Family run butchers Asahiya have been selling ‘Extreme’ Kobe beef croquettes for the past 20 years at a loss, and now have a 30 year waiting list for the meat snack
A particular Japanese delicacy is so popular you'll finally get your hands on a box in 2052 if you order today.
The 'Extreme' Kobe beef croquettes from family-run butchers Asahiya are arguably the most famous croquettes in the world.
The miniature treats are said to be incredibly moreish and fresh, using only the freshest ingredients from the local area.
For the past 96 years the family has been selling high quality meat snacks from their shop in western Japan's Hyogo Prefecture, and began making deep-fried potato and tender cow meat dumplings after WWI.
In 1999 Asahiya opened an online store to sell their products, only to find that people were unsure about paying top yen for beef, even if it was high quality.
Shigeru Nitta, who is the third-generation owner of Asahiy, decided to sell the locally sourced, hand-made croquettes as a loss leader, to try and give people a taste for the food and turn them into loyal customers.
"We sold Extreme Croquettes at the price of JPY270 ($£1.64) per piece… The beef in them alone costs about JPY400 (£2.42) per piece," Nitta told CNN.
"We made affordable and tasty croquettes that demonstrate the concept of our shop as a strategy to have customers enjoy the croquettes and then hope that they would buy our Kobe beef after the first try."
So as not to lose too much money, the butchers only made 200 croquettes each week.
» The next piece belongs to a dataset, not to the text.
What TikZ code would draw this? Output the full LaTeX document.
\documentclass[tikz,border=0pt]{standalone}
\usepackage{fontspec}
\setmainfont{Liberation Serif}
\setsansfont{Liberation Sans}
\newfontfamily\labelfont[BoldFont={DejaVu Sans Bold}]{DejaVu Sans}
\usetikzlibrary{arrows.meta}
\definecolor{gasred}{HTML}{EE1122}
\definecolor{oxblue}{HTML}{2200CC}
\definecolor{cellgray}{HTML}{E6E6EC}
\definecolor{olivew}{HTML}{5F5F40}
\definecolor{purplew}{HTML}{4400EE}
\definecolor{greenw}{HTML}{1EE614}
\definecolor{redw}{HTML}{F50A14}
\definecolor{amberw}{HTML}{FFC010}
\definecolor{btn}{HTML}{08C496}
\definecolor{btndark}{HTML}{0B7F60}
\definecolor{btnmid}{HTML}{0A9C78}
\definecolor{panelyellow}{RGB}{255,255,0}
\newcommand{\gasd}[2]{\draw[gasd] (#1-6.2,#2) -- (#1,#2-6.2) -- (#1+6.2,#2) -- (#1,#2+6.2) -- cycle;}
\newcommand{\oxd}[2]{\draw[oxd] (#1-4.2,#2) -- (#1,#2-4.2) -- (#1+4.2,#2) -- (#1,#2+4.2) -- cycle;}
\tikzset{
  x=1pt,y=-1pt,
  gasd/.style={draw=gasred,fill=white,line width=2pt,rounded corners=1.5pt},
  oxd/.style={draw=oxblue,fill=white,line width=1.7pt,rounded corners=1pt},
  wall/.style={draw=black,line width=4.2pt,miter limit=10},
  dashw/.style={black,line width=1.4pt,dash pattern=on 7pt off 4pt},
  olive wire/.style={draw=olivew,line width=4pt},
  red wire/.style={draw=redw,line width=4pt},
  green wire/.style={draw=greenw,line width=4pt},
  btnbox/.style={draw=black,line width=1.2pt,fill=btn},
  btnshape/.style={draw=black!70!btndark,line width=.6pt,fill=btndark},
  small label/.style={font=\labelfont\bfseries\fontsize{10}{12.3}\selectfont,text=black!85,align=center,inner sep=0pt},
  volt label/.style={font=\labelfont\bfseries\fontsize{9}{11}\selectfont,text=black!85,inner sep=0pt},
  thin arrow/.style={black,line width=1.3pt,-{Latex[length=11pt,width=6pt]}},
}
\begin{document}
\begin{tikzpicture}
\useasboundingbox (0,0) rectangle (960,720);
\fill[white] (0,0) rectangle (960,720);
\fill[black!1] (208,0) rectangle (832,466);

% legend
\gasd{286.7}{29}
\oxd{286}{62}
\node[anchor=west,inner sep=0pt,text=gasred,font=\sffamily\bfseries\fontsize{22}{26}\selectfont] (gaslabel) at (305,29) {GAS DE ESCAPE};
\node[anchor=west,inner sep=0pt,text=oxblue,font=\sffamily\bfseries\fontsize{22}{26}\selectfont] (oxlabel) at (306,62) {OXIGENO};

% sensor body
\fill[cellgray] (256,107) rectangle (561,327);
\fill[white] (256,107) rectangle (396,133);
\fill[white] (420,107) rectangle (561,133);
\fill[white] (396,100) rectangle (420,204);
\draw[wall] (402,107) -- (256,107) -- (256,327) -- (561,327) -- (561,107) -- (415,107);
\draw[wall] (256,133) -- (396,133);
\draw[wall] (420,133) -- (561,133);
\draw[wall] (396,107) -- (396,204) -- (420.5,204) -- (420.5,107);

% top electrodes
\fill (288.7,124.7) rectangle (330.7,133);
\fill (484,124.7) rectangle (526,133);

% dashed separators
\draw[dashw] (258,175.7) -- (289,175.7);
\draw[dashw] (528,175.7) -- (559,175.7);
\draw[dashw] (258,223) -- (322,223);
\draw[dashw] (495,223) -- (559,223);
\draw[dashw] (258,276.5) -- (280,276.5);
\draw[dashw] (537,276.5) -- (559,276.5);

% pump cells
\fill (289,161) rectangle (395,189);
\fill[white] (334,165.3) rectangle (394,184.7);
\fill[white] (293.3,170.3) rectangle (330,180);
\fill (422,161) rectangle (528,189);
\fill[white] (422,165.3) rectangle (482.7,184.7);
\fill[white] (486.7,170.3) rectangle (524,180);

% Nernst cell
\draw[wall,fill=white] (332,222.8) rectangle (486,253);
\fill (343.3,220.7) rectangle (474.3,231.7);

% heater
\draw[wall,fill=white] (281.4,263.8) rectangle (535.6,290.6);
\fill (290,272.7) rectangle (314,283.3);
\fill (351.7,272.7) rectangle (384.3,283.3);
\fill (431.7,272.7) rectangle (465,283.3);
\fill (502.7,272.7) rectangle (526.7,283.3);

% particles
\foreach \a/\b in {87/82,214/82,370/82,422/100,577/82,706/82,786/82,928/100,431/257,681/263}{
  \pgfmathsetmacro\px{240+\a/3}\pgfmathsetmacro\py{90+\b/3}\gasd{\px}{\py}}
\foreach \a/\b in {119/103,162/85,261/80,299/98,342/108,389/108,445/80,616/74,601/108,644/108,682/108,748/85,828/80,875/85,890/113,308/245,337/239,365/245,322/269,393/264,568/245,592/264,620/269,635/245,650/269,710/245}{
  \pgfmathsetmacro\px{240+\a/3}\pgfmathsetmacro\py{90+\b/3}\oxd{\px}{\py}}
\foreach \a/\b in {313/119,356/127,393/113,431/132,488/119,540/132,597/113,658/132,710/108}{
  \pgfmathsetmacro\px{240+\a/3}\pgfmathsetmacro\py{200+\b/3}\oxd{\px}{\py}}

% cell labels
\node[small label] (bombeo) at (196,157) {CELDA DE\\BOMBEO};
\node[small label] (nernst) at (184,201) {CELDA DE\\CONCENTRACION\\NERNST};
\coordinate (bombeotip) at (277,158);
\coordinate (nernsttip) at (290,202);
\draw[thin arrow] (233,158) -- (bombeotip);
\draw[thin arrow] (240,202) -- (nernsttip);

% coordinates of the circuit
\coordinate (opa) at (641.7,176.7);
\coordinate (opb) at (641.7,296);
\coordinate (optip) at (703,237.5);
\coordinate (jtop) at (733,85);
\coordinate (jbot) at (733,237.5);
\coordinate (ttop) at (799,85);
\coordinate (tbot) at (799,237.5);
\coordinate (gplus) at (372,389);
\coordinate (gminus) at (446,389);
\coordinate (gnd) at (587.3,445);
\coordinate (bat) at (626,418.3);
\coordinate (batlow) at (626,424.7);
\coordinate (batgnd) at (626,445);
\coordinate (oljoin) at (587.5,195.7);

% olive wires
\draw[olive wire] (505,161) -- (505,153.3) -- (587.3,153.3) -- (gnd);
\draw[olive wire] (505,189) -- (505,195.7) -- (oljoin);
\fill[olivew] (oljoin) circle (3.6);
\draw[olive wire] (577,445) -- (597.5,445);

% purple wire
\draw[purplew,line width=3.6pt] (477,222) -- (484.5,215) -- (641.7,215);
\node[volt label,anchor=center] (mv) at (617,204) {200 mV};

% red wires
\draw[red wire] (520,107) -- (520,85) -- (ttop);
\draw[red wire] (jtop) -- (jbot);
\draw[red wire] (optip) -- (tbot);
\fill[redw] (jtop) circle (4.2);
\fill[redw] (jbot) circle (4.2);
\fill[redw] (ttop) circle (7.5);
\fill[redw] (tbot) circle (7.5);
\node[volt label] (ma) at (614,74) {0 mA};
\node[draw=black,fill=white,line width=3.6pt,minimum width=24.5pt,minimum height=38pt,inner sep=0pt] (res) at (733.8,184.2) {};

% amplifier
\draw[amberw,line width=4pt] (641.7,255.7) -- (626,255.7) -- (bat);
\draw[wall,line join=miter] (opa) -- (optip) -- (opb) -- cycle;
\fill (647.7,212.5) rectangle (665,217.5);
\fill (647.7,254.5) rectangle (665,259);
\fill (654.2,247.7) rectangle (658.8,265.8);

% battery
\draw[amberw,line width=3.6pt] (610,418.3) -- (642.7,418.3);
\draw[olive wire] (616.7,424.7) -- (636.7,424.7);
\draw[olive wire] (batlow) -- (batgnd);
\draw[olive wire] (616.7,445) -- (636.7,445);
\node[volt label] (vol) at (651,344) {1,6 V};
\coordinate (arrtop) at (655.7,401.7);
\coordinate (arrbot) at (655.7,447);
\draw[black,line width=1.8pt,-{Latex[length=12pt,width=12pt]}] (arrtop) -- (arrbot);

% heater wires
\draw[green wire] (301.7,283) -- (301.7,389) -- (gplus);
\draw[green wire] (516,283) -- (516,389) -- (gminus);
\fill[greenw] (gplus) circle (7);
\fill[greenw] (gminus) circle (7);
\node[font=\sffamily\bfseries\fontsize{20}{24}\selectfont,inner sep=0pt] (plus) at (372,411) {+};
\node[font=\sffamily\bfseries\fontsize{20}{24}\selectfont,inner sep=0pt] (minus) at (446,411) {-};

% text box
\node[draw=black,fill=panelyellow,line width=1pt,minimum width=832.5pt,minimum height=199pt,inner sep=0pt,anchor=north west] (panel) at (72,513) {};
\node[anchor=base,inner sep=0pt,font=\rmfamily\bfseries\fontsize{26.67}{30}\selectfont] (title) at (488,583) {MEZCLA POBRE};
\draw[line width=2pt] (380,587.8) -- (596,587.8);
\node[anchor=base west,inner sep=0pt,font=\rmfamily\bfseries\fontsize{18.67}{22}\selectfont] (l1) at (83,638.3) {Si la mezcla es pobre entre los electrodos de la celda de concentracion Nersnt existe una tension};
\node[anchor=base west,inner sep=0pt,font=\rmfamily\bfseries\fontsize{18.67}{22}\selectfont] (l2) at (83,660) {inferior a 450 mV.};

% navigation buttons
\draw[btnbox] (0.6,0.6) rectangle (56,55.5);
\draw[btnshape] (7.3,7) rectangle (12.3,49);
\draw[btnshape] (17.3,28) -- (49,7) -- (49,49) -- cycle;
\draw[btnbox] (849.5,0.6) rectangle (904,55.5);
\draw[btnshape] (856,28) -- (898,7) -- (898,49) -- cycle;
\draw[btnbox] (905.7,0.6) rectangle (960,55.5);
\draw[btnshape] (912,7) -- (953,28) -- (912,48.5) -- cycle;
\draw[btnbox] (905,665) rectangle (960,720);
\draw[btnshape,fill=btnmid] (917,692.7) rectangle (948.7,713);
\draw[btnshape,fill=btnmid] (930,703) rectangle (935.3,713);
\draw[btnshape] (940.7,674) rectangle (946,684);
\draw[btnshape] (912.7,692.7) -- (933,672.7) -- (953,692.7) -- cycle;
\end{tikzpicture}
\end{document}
The reason they're so expensive – and possibly so delicious – is they are made fresh each day with meat from three-year-old female A5-ranked Kobe beef, as well as potatoes sourced from a local farm.
When a newspaper wrote about the croquettes in the early 2000s, they went viral.
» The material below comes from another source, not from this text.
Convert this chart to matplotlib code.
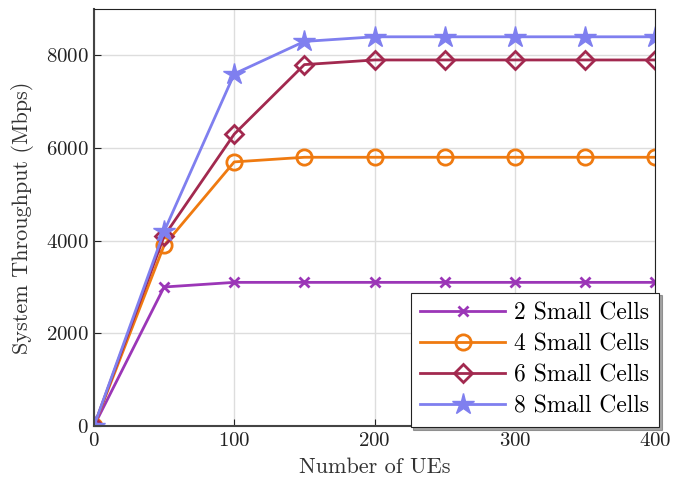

Earlier this year one Japanese woman, who goes by @hayasino on Twitter, got her order of croquettes after waiting nine years for them.
She said she had put her order in on put in her order on September 8, 2013, and that it had been slightly delayed by a bad crop of the Red Andes potatoes that are used in them.
During the nine years she waited @hayasino had moved to Tokyo and got married twice, yet the croquettes still found their way to her, she said.
In 2016 Nitta stopped adding people to the waiting list as it was now longer than 14 years, only to reopen it in 2017 after huge demand.
Asahiya resumed accepting orders for these croquettes in 2017 but raised the price.
Even with 1,400 croquettes flying off the shelves each week, if you sign up now, you won't get your hands on a box for another 30 years.
Each box of Extreme Croquettes includes five pieces and costs JPY2,700 (£16.37).
Those on the list receive a regular email newsletter telling them how long it'll be before their box arrives.
To order, click here.
A recent poll of 2,000 people found that six in ten UK holidaymakers only go abroad because of the food.
While that may make sense when thinking about a delicious, crispy, deep fried croquette, sometimes the appeals of global cuisine are less obvious.
When the Mirror asked its reporters what the strangest things they had eaten were, there were some stomach turning answers.
Nigel Thompson, the paper's Travel Editor, has tucked into rattlesnake fritter and bison testicles in Texas, jellyfish in Hong Kong, and whole baby frogs in Thailand.
Stephen Jones, an editor, added: "Kung Ten in Thailand – translates as 'dancing shrimp' (it's LIVE PRAWNS ).
"Quite delicious actually. The idea is you get a ball of sticky rice and gather them up and try to get them into your stomach without them flipping on to the back of your throat and making you gag!"